More tech specialists will work in police forces to outsmart modern criminals and put more fraudsters and organised crime bosses behind bars.
The move will enable police forces to uncover more vital hidden evidence on phones and laptops to secure more convictions of professional criminals.
Public order
A new senior policing role will be introduced to lead the police’s nationwide response to public disorder and galvanise and co-ordinate responses to major incidents.
The senior national co-ordinator role for public order policing will sit within the new National Police Service. The nominated individual will not be responsible for local public order responses, which remain within the remit of chief constables, and instead sit at a higher strategic level of oversight with responsibility for decision-making over the most significant national public disorder, such as the widespread disorder seen in the summer of 2024 and the riots that started in London back in 2011.
While local policing responses will remain the responsibility of chief constables, the new role will provide national oversight and decision-making on mobilisation and resourcing, with enhanced powers to:
*direct resources under mutual aid arrangements and require forces to contribute during major disorder
*ensure mandatory data sharing between forces
*set a national strategy for public order policing
*monitor and implement relevant recommendations from His Majesty’s Inspectorate of Constabulary and Fire and Rescue Services
Officer well-being
The Government will expand the roll-out of the dedicated Mental Health Crisis Line so that all officers and staff members can access mental health support. Officers and staff in front-facing and high-risk roles will also be offered psychological risk screenings each year so that officers who are suffering can be signposted to the best support when they need it the most.
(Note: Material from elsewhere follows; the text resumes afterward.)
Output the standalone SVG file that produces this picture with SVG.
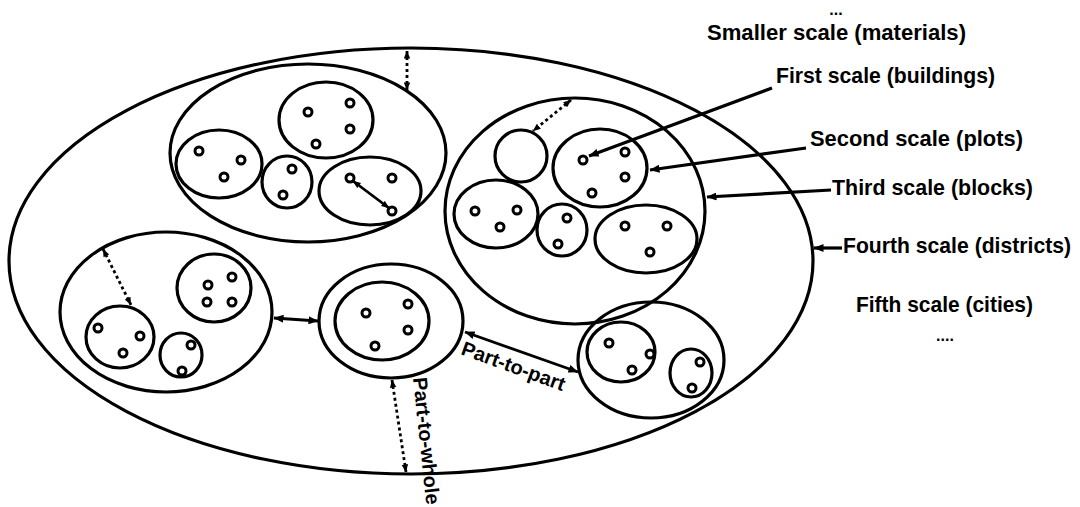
<svg xmlns="http://www.w3.org/2000/svg" width="1080" height="507" viewBox="0 0 1080 507">
<defs>
<marker id="ah" viewBox="0 0 10 8" refX="9.5" refY="4" markerWidth="10" markerHeight="8" markerUnits="userSpaceOnUse" orient="auto-start-reverse"><path d="M0,0 L10,4 L0,8 z" fill="#000"/></marker>
<marker id="ahs" viewBox="0 0 10 8" refX="9.5" refY="4" markerWidth="8" markerHeight="7" markerUnits="userSpaceOnUse" orient="auto-start-reverse"><path d="M0,0 L10,4 L0,8 z" fill="#000"/></marker>
</defs>
<style>
.e{fill:none;stroke:#000;stroke-width:3.2}
.p{fill:#fff;stroke:#000;stroke-width:3}
.sl{fill:none;stroke:#000;stroke-width:2.8}
.dl{fill:none;stroke:#000;stroke-width:2.8;stroke-dasharray:3 3}
.pl{fill:none;stroke:#000;stroke-width:3.2}
text{font-family:"Liberation Sans",Arial,sans-serif;font-weight:bold;fill:#000}
.lb{font-size:22px}
.cl{font-size:20px}
.dt{font-size:16px}
</style>
<rect width="1080" height="507" fill="#fff"/>

<g id="city">
<ellipse class="e" cx="411" cy="261" rx="402" ry="213"/>
</g>

<g id="district-upper-left">
<ellipse class="e" cx="308" cy="153" rx="138" ry="89"/>
<ellipse class="e" cx="326" cy="120" rx="47" ry="38"/>
<circle class="p" cx="308" cy="112" r="4"/><circle class="p" cx="350" cy="103" r="4"/><circle class="p" cx="350" cy="129" r="4"/><circle class="p" cx="316" cy="144" r="4"/>
<ellipse class="e" cx="219" cy="164" rx="43" ry="34"/>
<circle class="p" cx="199" cy="151" r="4"/><circle class="p" cx="241" cy="160" r="4"/><circle class="p" cx="224" cy="177" r="4"/>
<ellipse class="e" cx="287" cy="182" rx="25" ry="26"/>
<circle class="p" cx="292" cy="169" r="4"/><circle class="p" cx="283" cy="195" r="4"/>
<ellipse class="e" cx="370" cy="191" rx="51" ry="34"/>
<circle class="p" cx="350" cy="178" r="4"/><circle class="p" cx="392" cy="178" r="4"/><circle class="p" cx="392" cy="211" r="4"/>
</g>

<g id="district-right">
<ellipse class="e" cx="575" cy="211" rx="130" ry="113"/>
<circle class="e" cx="521" cy="156" r="26"/>
<ellipse class="e" cx="600" cy="168" rx="47" ry="39"/>
<circle class="p" cx="583" cy="160" r="4"/><circle class="p" cx="625" cy="152" r="4"/><circle class="p" cx="625" cy="177" r="4"/><circle class="p" cx="592" cy="193" r="4"/>
<ellipse class="e" cx="496" cy="214" rx="42" ry="34"/>
<circle class="p" cx="475" cy="211" r="4"/><circle class="p" cx="517" cy="210" r="4"/><circle class="p" cx="500" cy="227" r="4"/>
<ellipse class="e" cx="562" cy="230" rx="25" ry="26"/>
<circle class="p" cx="567" cy="218" r="4"/><circle class="p" cx="558" cy="244" r="4"/>
<ellipse class="e" cx="646" cy="239" rx="51" ry="34"/>
<circle class="p" cx="625" cy="226" r="4"/><circle class="p" cx="667" cy="226" r="4"/><circle class="p" cx="650" cy="252" r="4"/>
</g>

<g id="district-lower-left">
<ellipse class="e" cx="166" cy="312" rx="106" ry="80"/>
<ellipse class="e" cx="214" cy="288" rx="37" ry="34"/>
<circle class="p" cx="208" cy="285" r="4"/><circle class="p" cx="232" cy="277" r="4"/><circle class="p" cx="207" cy="302" r="4"/><circle class="p" cx="232" cy="302" r="4"/>
<ellipse class="e" cx="120" cy="337" rx="34" ry="31"/>
<circle class="p" cx="98" cy="328" r="4"/><circle class="p" cx="140" cy="336" r="4"/><circle class="p" cx="123" cy="353" r="4"/>
<ellipse class="e" cx="181" cy="355" rx="21" ry="22"/>
<circle class="p" cx="191" cy="345" r="4"/><circle class="p" cx="182" cy="371" r="4"/>
</g>

<g id="district-middle">
<ellipse class="e" cx="391" cy="321" rx="72" ry="57"/>
<ellipse class="e" cx="382" cy="321" rx="47" ry="39"/>
<circle class="p" cx="366" cy="313" r="4"/><circle class="p" cx="408" cy="304" r="4"/><circle class="p" cx="408" cy="330" r="4"/><circle class="p" cx="375" cy="346" r="4"/>
</g>

<g id="district-lower-right">
<ellipse class="e" cx="651" cy="360" rx="73" ry="58"/>
<ellipse class="e" cx="621" cy="352" rx="34" ry="30"/>
<circle class="p" cx="609" cy="343" r="4"/><circle class="p" cx="650" cy="354" r="4"/><circle class="p" cx="632" cy="370" r="4"/>
<ellipse class="e" cx="691" cy="373" rx="21" ry="24"/>
<circle class="p" cx="700" cy="362" r="4"/><circle class="p" cx="692" cy="388" r="4"/>
</g>

<g id="connectors">
<line class="dl" x1="407" y1="51" x2="407" y2="90" marker-start="url(#ahs)" marker-end="url(#ahs)"/>
<line class="dl" x1="571" y1="100" x2="533" y2="131" marker-start="url(#ahs)" marker-end="url(#ahs)"/>
<line class="dl" x1="103" y1="249" x2="131" y2="305" marker-start="url(#ahs)" marker-end="url(#ahs)"/>
<line class="dl" x1="392" y1="380" x2="406" y2="472" marker-start="url(#ahs)" marker-end="url(#ahs)"/>
<line class="sl" x1="353" y1="181" x2="389" y2="208" marker-start="url(#ahs)" marker-end="url(#ahs)"/>
<line class="sl" x1="274" y1="318" x2="318" y2="321" marker-start="url(#ah)" marker-end="url(#ah)"/>
<line class="sl" x1="465" y1="332" x2="578" y2="372" marker-start="url(#ah)" marker-end="url(#ah)"/>
<line class="pl" x1="772" y1="88" x2="589" y2="156" marker-end="url(#ah)"/>
<line class="pl" x1="806" y1="148" x2="650" y2="170" marker-end="url(#ah)"/>
<line class="pl" x1="831" y1="190" x2="707" y2="197" marker-end="url(#ah)"/>
<line class="pl" x1="842" y1="248" x2="814" y2="248" marker-end="url(#ah)"/>
</g>

<g id="labels">
<text class="dt" x="836" y="15" text-anchor="middle">...</text>
<text class="lb" x="707" y="40" textLength="259" lengthAdjust="spacingAndGlyphs">Smaller scale (materials)</text>
<text class="lb" x="776" y="83" textLength="219" lengthAdjust="spacingAndGlyphs">First scale (buildings)</text>
<text class="lb" x="810" y="146" textLength="213" lengthAdjust="spacingAndGlyphs">Second scale (plots)</text>
<text class="lb" x="832" y="195" textLength="201" lengthAdjust="spacingAndGlyphs">Third scale (blocks)</text>
<text class="lb" x="843" y="253" textLength="228" lengthAdjust="spacingAndGlyphs">Fourth scale (districts)</text>
<text class="lb" x="856" y="312" textLength="177" lengthAdjust="spacingAndGlyphs">Fifth scale (cities)</text>
<text class="dt" x="945" y="341" text-anchor="middle">....</text>
<text class="cl" transform="translate(460,354) rotate(20)">Part-to-part</text>
<text class="cl" transform="translate(413,378) rotate(84)">Part-to-whole</text>
</g>
</svg>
Trauma tracker software will be made available to every force and ensure senior leaders can identify and support staff at the highest risk and intervene at an earlier stage. Mandatory training around resilience and mental health for new recruits and supervisors will be introduced and, importantly, treated as protected learning time.
Special constables
Experts in cyber security and technology are being encouraged to join the Special Constabulary as police forces across England and Wales ramp up their efforts to tackle modern crime.
Since 2012, the number of special constables in England and Wales has fallen year-on-year to just 5,534 as of March 2025. This is down 73% from 20,343 in 2012.
To reverse this decline, the Home Office will work with policing to streamline the recruitment process for Special Constables, making it easier for people to volunteer, while maintaining consistent high standards of vetting and training. Steps will also be taken to ensure that existing Special Constables are incentivised to remain in the role by better integrating them into the wider police force.